● **Records**:
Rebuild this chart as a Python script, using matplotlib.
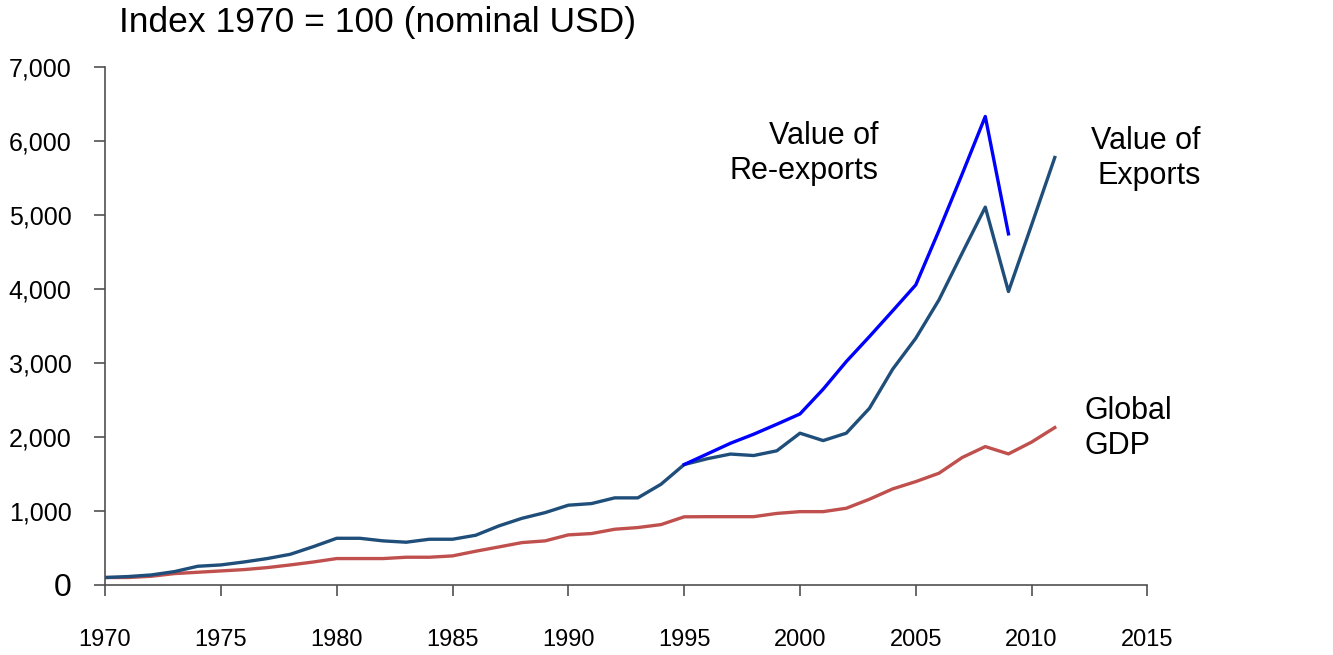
"""
Export, re-export and GDP index chart (1970 = 100)
"""
import matplotlib
matplotlib.use("Agg")
import matplotlib.pyplot as plt
from matplotlib.ticker import FuncFormatter

plt.rcParams['font.family'] = ['Liberation Sans', 'DejaVu Sans']

years = list(range(1970, 2012))

exports = [100, 113, 135, 180, 252, 270, 310, 356, 414, 518,
           630, 630, 595, 577, 617, 617, 671, 797, 900, 977,
           1077, 1099, 1176, 1176, 1360, 1626, 1705, 1768, 1748, 1812,
           2050, 1950, 2050, 2387, 2914, 3333, 3851, 4482, 5104, 3964,
           4865, 5775]

reexport_years = list(range(1995, 2010))
reexports = [1626, 1770, 1914, 2036, 2171, 2310, 2644, 3018, 3356, 3703,
             4054, 4788, 5550, 6329, 4743]

gdp = [100, 100, 117, 153, 171, 189, 207, 234, 270, 310,
       356, 356, 356, 374, 374, 392, 455, 513, 572, 595,
       676, 694, 752, 775, 815, 920, 922, 922, 922, 966,
       990, 990, 1036, 1158, 1297, 1396, 1509, 1721, 1869, 1770,
       1930, 2126]

fig = plt.figure(figsize=(13.33, 6.55), dpi=100)
ax = fig.add_axes([0.0788, 0.107, 0.782, 0.791])

ax.plot(years, gdp, color="#C0504D", lw=2.4)
ax.plot(years, exports, color="#1F4E7A", lw=2.4)
ax.plot(reexport_years, reexports, color="#0000FF", lw=2.4)

ax.set_xlim(1970, 2015)
ax.set_ylim(0, 7000)
ax.set_xticks(range(1970, 2016, 5))
ax.set_yticks(range(0, 7001, 1000))
ax.yaxis.set_major_formatter(FuncFormatter(lambda v, p: f"{int(v):,}"))

for side in ("top", "right"):
    ax.spines[side].set_visible(False)
for side in ("left", "bottom"):
    ax.spines[side].set_color("#505050")
    ax.spines[side].set_linewidth(1.2)

ax.tick_params(axis="both", direction="out", length=8, width=1.2,
               color="#505050", labelsize=17)
ax.tick_params(axis="y", pad=16, labelsize=18)
ax.tick_params(axis="x", pad=24)

# the zero label is drawn larger than the others in the original
ax.get_yticklabels()[0].set_fontsize(23)

fig.text(0.089, 0.966, "Index 1970 = 100 (nominal USD)", fontsize=25.5,
         ha="left", va="center")

ax.text(2003.4, 5830, "Value of\nRe-exports", fontsize=22, ha="right",
        va="center", linespacing=1.2)
ax.text(2017.3, 5765, "Value of\nExports", fontsize=22, ha="right",
        va="center", linespacing=1.2, clip_on=False)
ax.text(2012.3, 2115, "Global\nGDP", fontsize=22, ha="left",
        va="center", linespacing=1.2)

fig.savefig("out.png", dpi=100)
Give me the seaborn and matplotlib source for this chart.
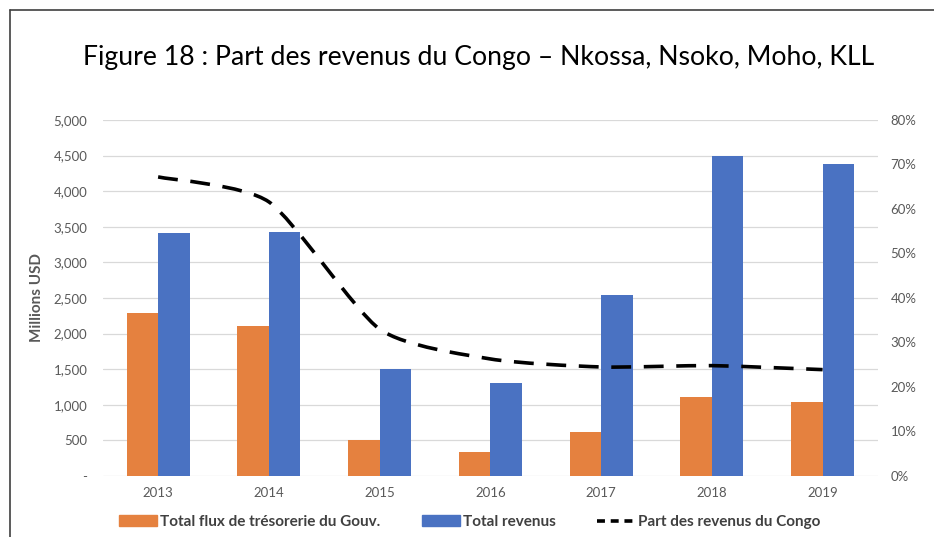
import numpy as np
import pandas as pd
import seaborn as sns
import matplotlib.pyplot as plt
from matplotlib.path import Path
from matplotlib.patches import PathPatch, Patch
from matplotlib.lines import Line2D
from matplotlib.ticker import FuncFormatter, MultipleLocator

# ----- data -----
years = ["2013", "2014", "2015", "2016", "2017", "2018", "2019"]
flux_gouv = [2290, 2110, 500, 340, 620, 1115, 1035]
total_revenus = [3410, 3425, 1500, 1305, 2535, 4500, 4380]
part_congo = [67.2, 61.6, 33.0, 26.3, 24.5, 24.8, 23.9]

lab_flux = "Total flux de trésorerie du Gouv."
lab_rev = "Total revenus"
lab_part = "Part des revenus du Congo"

ORANGE = "#E5813F"
BLUE = "#4A72C2"
GREY = "#595959"

sns.set_theme(style="white")
plt.rcParams["font.family"] = ["Lato", "DejaVu Sans"]

fig = plt.figure(figsize=(9.34, 5.37), dpi=100)
ax = fig.add_axes([0.110, 0.1136, 0.830, 0.663])

df = pd.DataFrame({
    "year": years * 2,
    "value": flux_gouv + total_revenus,
    "serie": [lab_flux] * len(years) + [lab_rev] * len(years),
})
sns.barplot(data=df, x="year", y="value", hue="serie", palette=[ORANGE, BLUE],
            width=0.57, gap=0, saturation=1, linewidth=0, legend=False, ax=ax)

ax.set_ylim(0, 5000)
ax.yaxis.set_major_locator(MultipleLocator(500))
ax.yaxis.set_major_formatter(FuncFormatter(lambda v, p: "-" if v == 0 else f"{v:,.0f}"))
ax.grid(axis="y", color="#D9D9D9", lw=0.9)
ax.set_axisbelow(True)
sns.despine(ax=ax, left=True, bottom=True)
ax.tick_params(axis="y", length=0, colors=GREY, labelsize=9.5, pad=11)
ax.tick_params(axis="x", length=0, colors=GREY, labelsize=9.5, pad=8)
ax.set_xlabel("")
ax.set_ylabel("Millions USD", color=GREY, fontsize=11, fontweight="bold", labelpad=7)

# secondary axis: share (%)
ax2 = ax.twinx()
ax2.set_ylim(0, 80)
ax2.yaxis.set_major_locator(MultipleLocator(10))
ax2.yaxis.set_major_formatter(FuncFormatter(lambda v, p: f"{v:.0f}%"))
ax2.tick_params(length=0, colors=GREY, labelsize=9.5, pad=9)
for s in ax2.spines.values():
    s.set_visible(False)
ax2.grid(False)

# smoothed line (Bezier through the data points, like Excel smoothing)
pts = np.column_stack([np.arange(len(years)), np.array(part_congo)])
verts = [pts[0]]
codes = [Path.MOVETO]
n = len(pts)
k = 1 / 9
for i in range(n - 1):
    p0 = pts[max(i - 1, 0)]
    p1 = pts[i]
    p2 = pts[i + 1]
    p3 = pts[min(i + 2, n - 1)]
    verts += [p1 + (p2 - p0) * k, p2 - (p3 - p1) * k, p2]
    codes += [Path.CURVE4] * 3
ax2.add_patch(PathPatch(Path(verts, codes), fill=False, edgecolor="black",
                        lw=2.6, linestyle=(0, (5.5, 3.5)), capstyle="butt"))

# title
fig.text(0.512, 1 - 57 / 537, "Figure 18 : Part des revenus du Congo – Nkossa, Nsoko, Moho, KLL",
         ha="center", va="center", fontsize=19.2, color="black")

# legend
handles = [Patch(color=ORANGE), Patch(color=BLUE),
           Line2D([], [], color="black", lw=2.6, linestyle=(0, (2.2, 1.6)))]
fig.legend(handles, [lab_flux, lab_rev, lab_part], loc="center", ncol=3,
           bbox_to_anchor=(0.503, 1 - 522 / 537), frameon=False, handlelength=2.5,
           handleheight=0.7, handletextpad=0.2, columnspacing=2.7,
           prop={"weight": "bold", "size": 11}, labelcolor="#404040")

# outer frame (top and left edges)
fig.add_artist(Line2D([10 / 934, 1], [1 - 10 / 537] * 2, transform=fig.transFigure,
                      color="#404040", lw=1.2))
fig.add_artist(Line2D([10 / 934] * 2, [0, 1 - 10 / 537], transform=fig.transFigure,
                      color="#404040", lw=1.2))

fig.savefig("out.png", dpi=100)
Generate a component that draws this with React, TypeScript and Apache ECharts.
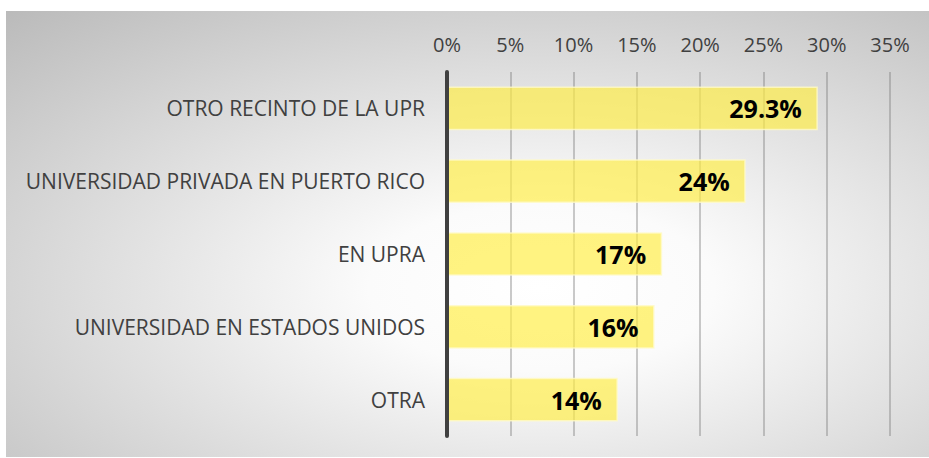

● **Your goal**: Omit the pictures and reproduce the listing exactly.

● **Solution to this task**:
Rebuild this chart as a Python script, using matplotlib.
"""
Export, re-export and GDP index chart (1970 = 100)
"""
import matplotlib
matplotlib.use("Agg")
import matplotlib.pyplot as plt
from matplotlib.ticker import FuncFormatter

plt.rcParams['font.family'] = ['Liberation Sans', 'DejaVu Sans']

years = list(range(1970, 2012))

exports = [100, 113, 135, 180, 252, 270, 310, 356, 414, 518,
           630, 630, 595, 577, 617, 617, 671, 797, 900, 977,
           1077, 1099, 1176, 1176, 1360, 1626, 1705, 1768, 1748, 1812,
           2050, 1950, 2050, 2387, 2914, 3333, 3851, 4482, 5104, 3964,
           4865, 5775]

reexport_years = list(range(1995, 2010))
reexports = [1626, 1770, 1914, 2036, 2171, 2310, 2644, 3018, 3356, 3703,
             4054, 4788, 5550, 6329, 4743]

gdp = [100, 100, 117, 153, 171, 189, 207, 234, 270, 310,
       356, 356, 356, 374, 374, 392, 455, 513, 572, 595,
       676, 694, 752, 775, 815, 920, 922, 922, 922, 966,
       990, 990, 1036, 1158, 1297, 1396, 1509, 1721, 1869, 1770,
       1930, 2126]

fig = plt.figure(figsize=(13.33, 6.55), dpi=100)
ax = fig.add_axes([0.0788, 0.107, 0.782, 0.791])

ax.plot(years, gdp, color="#C0504D", lw=2.4)
ax.plot(years, exports, color="#1F4E7A", lw=2.4)
ax.plot(reexport_years, reexports, color="#0000FF", lw=2.4)

ax.set_xlim(1970, 2015)
ax.set_ylim(0, 7000)
ax.set_xticks(range(1970, 2016, 5))
ax.set_yticks(range(0, 7001, 1000))
ax.yaxis.set_major_formatter(FuncFormatter(lambda v, p: f"{int(v):,}"))

for side in ("top", "right"):
    ax.spines[side].set_visible(False)
for side in ("left", "bottom"):
    ax.spines[side].set_color("#505050")
    ax.spines[side].set_linewidth(1.2)

ax.tick_params(axis="both", direction="out", length=8, width=1.2,
               color="#505050", labelsize=17)
ax.tick_params(axis="y", pad=16, labelsize=18)
ax.tick_params(axis="x", pad=24)

# the zero label is drawn larger than the others in the original
ax.get_yticklabels()[0].set_fontsize(23)

fig.text(0.089, 0.966, "Index 1970 = 100 (nominal USD)", fontsize=25.5,
         ha="left", va="center")

ax.text(2003.4, 5830, "Value of\nRe-exports", fontsize=22, ha="right",
        va="center", linespacing=1.2)
ax.text(2017.3, 5765, "Value of\nExports", fontsize=22, ha="right",
        va="center", linespacing=1.2, clip_on=False)
ax.text(2012.3, 2115, "Global\nGDP", fontsize=22, ha="left",
        va="center", linespacing=1.2)

fig.savefig("out.png", dpi=100)
Give me the seaborn and matplotlib source for this chart.
import numpy as np
import pandas as pd
import seaborn as sns
import matplotlib.pyplot as plt
from matplotlib.path import Path
from matplotlib.patches import PathPatch, Patch
from matplotlib.lines import Line2D
from matplotlib.ticker import FuncFormatter, MultipleLocator

# ----- data -----
years = ["2013", "2014", "2015", "2016", "2017", "2018", "2019"]
flux_gouv = [2290, 2110, 500, 340, 620, 1115, 1035]
total_revenus = [3410, 3425, 1500, 1305, 2535, 4500, 4380]
part_congo = [67.2, 61.6, 33.0, 26.3, 24.5, 24.8, 23.9]

lab_flux = "Total flux de trésorerie du Gouv."
lab_rev = "Total revenus"
lab_part = "Part des revenus du Congo"

ORANGE = "#E5813F"
BLUE = "#4A72C2"
GREY = "#595959"

sns.set_theme(style="white")
plt.rcParams["font.family"] = ["Lato", "DejaVu Sans"]

fig = plt.figure(figsize=(9.34, 5.37), dpi=100)
ax = fig.add_axes([0.110, 0.1136, 0.830, 0.663])

df = pd.DataFrame({
    "year": years * 2,
    "value": flux_gouv + total_revenus,
    "serie": [lab_flux] * len(years) + [lab_rev] * len(years),
})
sns.barplot(data=df, x="year", y="value", hue="serie", palette=[ORANGE, BLUE],
            width=0.57, gap=0, saturation=1, linewidth=0, legend=False, ax=ax)

ax.set_ylim(0, 5000)
ax.yaxis.set_major_locator(MultipleLocator(500))
ax.yaxis.set_major_formatter(FuncFormatter(lambda v, p: "-" if v == 0 else f"{v:,.0f}"))
ax.grid(axis="y", color="#D9D9D9", lw=0.9)
ax.set_axisbelow(True)
sns.despine(ax=ax, left=True, bottom=True)
ax.tick_params(axis="y", length=0, colors=GREY, labelsize=9.5, pad=11)
ax.tick_params(axis="x", length=0, colors=GREY, labelsize=9.5, pad=8)
ax.set_xlabel("")
ax.set_ylabel("Millions USD", color=GREY, fontsize=11, fontweight="bold", labelpad=7)

# secondary axis: share (%)
ax2 = ax.twinx()
ax2.set_ylim(0, 80)
ax2.yaxis.set_major_locator(MultipleLocator(10))
ax2.yaxis.set_major_formatter(FuncFormatter(lambda v, p: f"{v:.0f}%"))
ax2.tick_params(length=0, colors=GREY, labelsize=9.5, pad=9)
for s in ax2.spines.values():
    s.set_visible(False)
ax2.grid(False)

# smoothed line (Bezier through the data points, like Excel smoothing)
pts = np.column_stack([np.arange(len(years)), np.array(part_congo)])
verts = [pts[0]]
codes = [Path.MOVETO]
n = len(pts)
k = 1 / 9
for i in range(n - 1):
    p0 = pts[max(i - 1, 0)]
    p1 = pts[i]
    p2 = pts[i + 1]
    p3 = pts[min(i + 2, n - 1)]
    verts += [p1 + (p2 - p0) * k, p2 - (p3 - p1) * k, p2]
    codes += [Path.CURVE4] * 3
ax2.add_patch(PathPatch(Path(verts, codes), fill=False, edgecolor="black",
                        lw=2.6, linestyle=(0, (5.5, 3.5)), capstyle="butt"))

# title
fig.text(0.512, 1 - 57 / 537, "Figure 18 : Part des revenus du Congo – Nkossa, Nsoko, Moho, KLL",
         ha="center", va="center", fontsize=19.2, color="black")

# legend
handles = [Patch(color=ORANGE), Patch(color=BLUE),
           Line2D([], [], color="black", lw=2.6, linestyle=(0, (2.2, 1.6)))]
fig.legend(handles, [lab_flux, lab_rev, lab_part], loc="center", ncol=3,
           bbox_to_anchor=(0.503, 1 - 522 / 537), frameon=False, handlelength=2.5,
           handleheight=0.7, handletextpad=0.2, columnspacing=2.7,
           prop={"weight": "bold", "size": 11}, labelcolor="#404040")

# outer frame (top and left edges)
fig.add_artist(Line2D([10 / 934, 1], [1 - 10 / 537] * 2, transform=fig.transFigure,
                      color="#404040", lw=1.2))
fig.add_artist(Line2D([10 / 934] * 2, [0, 1 - 10 / 537], transform=fig.transFigure,
                      color="#404040", lw=1.2))

fig.savefig("out.png", dpi=100)
Generate a component that draws this with React, TypeScript and Apache ECharts.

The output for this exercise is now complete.